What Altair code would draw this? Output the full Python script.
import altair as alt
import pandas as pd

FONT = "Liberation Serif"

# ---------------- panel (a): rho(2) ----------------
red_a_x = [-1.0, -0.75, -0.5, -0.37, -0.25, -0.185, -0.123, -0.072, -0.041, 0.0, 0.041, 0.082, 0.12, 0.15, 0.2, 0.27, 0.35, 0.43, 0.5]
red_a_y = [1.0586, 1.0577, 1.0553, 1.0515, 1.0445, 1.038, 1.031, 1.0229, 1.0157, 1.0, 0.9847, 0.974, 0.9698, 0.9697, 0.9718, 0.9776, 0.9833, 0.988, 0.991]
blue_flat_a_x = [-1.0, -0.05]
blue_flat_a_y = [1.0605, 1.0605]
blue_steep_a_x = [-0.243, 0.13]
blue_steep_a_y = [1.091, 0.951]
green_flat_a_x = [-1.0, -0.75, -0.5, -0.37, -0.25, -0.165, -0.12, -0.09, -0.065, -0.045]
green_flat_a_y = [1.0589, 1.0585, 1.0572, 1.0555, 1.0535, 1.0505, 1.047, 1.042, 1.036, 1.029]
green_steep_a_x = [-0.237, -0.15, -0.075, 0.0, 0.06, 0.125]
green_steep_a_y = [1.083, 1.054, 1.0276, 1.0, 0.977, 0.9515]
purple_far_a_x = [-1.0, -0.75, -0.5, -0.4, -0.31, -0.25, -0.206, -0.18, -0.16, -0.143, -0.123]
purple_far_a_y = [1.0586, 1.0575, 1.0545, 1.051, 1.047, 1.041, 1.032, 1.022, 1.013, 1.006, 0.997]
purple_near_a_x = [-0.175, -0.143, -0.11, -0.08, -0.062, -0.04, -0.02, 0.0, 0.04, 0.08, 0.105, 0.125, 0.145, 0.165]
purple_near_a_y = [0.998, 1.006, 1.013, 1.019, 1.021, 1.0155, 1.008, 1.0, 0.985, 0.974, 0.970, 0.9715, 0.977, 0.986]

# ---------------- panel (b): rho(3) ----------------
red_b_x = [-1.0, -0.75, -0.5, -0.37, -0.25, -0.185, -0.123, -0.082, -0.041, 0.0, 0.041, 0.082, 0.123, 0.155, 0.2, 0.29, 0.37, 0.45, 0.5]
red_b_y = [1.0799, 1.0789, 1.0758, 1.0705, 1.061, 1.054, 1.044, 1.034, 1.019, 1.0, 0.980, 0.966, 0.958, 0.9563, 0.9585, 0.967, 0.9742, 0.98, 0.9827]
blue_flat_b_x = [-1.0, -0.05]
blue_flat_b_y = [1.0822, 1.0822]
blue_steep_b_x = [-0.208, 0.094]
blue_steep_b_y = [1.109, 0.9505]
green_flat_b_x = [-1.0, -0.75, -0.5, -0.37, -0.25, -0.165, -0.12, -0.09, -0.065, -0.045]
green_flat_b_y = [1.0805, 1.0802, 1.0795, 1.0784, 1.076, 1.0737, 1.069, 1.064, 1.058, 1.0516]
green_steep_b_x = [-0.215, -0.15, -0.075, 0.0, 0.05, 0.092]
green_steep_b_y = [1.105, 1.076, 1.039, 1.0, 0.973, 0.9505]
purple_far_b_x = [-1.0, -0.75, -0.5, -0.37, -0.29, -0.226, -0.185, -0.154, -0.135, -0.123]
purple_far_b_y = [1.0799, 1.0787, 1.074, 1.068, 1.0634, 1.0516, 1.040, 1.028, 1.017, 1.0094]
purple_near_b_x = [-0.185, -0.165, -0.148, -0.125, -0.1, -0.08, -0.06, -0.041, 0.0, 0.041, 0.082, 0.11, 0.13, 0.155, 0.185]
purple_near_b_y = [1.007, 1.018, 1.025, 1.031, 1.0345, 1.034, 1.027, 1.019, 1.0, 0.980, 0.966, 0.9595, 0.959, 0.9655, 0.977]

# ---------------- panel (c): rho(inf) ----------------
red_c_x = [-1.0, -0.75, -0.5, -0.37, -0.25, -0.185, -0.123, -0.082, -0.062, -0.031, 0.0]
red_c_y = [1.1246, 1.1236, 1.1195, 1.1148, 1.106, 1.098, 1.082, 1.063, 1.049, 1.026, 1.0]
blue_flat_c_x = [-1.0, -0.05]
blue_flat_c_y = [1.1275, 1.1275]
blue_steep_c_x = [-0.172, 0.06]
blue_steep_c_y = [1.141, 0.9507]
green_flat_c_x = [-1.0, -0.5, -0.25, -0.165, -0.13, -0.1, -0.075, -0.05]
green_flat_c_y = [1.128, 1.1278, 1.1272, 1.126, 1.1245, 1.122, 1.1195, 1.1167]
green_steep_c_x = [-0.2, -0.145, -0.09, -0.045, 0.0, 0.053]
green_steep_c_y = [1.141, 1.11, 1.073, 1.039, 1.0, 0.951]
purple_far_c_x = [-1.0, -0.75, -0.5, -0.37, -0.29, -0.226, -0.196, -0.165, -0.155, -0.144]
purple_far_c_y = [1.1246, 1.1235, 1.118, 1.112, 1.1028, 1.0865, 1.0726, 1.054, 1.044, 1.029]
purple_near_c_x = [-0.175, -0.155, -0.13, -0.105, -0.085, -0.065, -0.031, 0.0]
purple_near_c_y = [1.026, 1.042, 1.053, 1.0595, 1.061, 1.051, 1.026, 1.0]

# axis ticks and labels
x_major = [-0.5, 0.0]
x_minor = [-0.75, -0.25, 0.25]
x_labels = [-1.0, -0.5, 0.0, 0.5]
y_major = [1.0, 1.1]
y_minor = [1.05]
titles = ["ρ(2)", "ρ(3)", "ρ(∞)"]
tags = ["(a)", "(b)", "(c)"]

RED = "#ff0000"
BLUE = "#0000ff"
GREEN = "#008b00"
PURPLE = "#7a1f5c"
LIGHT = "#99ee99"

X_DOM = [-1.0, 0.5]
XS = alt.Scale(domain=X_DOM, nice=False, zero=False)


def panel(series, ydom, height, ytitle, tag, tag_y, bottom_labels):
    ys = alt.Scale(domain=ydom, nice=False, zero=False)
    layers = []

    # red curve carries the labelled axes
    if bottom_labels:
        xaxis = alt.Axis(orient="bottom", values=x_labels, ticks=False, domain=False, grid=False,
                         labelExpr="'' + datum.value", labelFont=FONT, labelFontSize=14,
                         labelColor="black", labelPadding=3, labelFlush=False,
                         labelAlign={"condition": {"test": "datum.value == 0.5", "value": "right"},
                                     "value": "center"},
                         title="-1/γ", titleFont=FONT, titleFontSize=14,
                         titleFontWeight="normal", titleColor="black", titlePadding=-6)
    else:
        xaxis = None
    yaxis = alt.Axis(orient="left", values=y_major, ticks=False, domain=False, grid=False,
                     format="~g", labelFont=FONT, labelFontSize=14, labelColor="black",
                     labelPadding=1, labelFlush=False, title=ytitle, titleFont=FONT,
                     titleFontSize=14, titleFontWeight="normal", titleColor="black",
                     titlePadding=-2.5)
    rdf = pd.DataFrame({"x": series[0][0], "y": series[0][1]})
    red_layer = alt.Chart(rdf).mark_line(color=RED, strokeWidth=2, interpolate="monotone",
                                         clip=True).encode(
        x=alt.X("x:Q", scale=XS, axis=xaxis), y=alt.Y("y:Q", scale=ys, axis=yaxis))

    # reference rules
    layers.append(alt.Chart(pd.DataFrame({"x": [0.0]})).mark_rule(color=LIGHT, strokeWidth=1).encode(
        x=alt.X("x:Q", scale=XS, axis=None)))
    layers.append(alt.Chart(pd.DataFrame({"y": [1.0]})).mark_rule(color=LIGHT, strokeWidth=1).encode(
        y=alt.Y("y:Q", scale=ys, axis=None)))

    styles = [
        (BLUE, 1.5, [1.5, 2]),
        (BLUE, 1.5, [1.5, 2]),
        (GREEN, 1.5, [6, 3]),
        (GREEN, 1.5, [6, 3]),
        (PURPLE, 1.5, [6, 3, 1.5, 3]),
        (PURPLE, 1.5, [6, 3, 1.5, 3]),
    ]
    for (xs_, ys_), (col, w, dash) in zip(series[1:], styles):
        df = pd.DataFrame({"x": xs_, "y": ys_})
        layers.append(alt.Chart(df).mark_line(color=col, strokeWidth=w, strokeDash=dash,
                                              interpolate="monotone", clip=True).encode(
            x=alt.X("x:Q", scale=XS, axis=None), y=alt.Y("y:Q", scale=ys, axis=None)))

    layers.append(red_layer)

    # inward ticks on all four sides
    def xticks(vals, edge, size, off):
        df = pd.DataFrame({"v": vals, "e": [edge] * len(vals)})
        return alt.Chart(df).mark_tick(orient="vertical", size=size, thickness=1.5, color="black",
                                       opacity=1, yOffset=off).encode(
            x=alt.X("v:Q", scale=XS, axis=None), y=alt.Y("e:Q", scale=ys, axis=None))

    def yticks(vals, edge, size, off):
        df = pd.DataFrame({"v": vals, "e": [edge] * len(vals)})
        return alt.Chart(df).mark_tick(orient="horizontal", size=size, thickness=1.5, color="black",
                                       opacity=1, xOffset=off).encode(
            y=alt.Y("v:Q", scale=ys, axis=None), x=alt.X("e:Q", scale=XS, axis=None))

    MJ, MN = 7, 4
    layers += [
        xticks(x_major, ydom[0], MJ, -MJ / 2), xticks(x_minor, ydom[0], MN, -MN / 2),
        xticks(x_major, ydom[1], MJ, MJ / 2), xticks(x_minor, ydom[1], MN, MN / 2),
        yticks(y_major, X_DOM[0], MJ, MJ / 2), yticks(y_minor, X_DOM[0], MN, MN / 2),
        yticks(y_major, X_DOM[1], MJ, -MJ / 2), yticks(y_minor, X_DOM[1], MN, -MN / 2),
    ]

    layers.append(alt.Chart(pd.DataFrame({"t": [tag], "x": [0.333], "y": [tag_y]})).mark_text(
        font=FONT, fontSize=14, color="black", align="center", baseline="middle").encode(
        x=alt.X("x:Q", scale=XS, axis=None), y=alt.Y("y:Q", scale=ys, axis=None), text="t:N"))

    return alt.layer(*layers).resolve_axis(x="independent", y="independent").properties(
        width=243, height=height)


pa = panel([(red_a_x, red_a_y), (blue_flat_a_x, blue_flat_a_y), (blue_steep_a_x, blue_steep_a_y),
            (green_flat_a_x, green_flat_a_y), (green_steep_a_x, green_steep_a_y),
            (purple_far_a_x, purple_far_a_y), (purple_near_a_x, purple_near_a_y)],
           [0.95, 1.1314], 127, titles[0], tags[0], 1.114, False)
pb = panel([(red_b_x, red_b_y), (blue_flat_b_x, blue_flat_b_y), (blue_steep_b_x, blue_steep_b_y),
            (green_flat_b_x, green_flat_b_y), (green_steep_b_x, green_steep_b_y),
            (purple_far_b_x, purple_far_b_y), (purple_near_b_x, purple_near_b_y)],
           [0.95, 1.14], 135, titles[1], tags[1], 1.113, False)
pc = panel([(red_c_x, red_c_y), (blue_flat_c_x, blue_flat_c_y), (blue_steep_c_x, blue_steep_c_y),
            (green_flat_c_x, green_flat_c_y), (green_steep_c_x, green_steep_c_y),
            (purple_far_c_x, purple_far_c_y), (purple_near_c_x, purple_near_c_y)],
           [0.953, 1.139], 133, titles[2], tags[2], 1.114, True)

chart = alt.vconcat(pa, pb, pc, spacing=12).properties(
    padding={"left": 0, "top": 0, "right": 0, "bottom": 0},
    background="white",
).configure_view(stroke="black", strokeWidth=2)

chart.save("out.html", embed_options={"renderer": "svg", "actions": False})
==
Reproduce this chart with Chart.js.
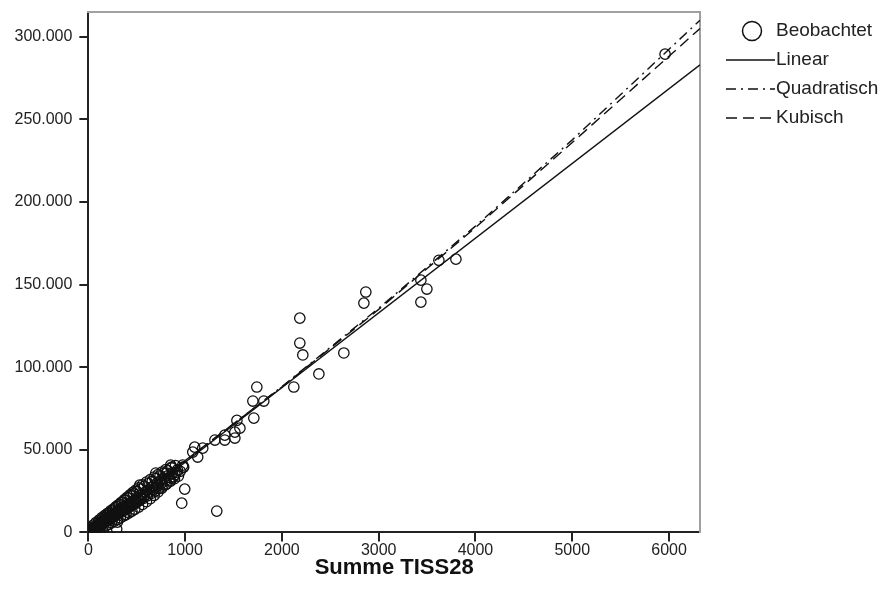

**TASK DETAILS:** Examine the data above and state how many of its lines contain the word "this", with no further remarks.

**RESULT:** 2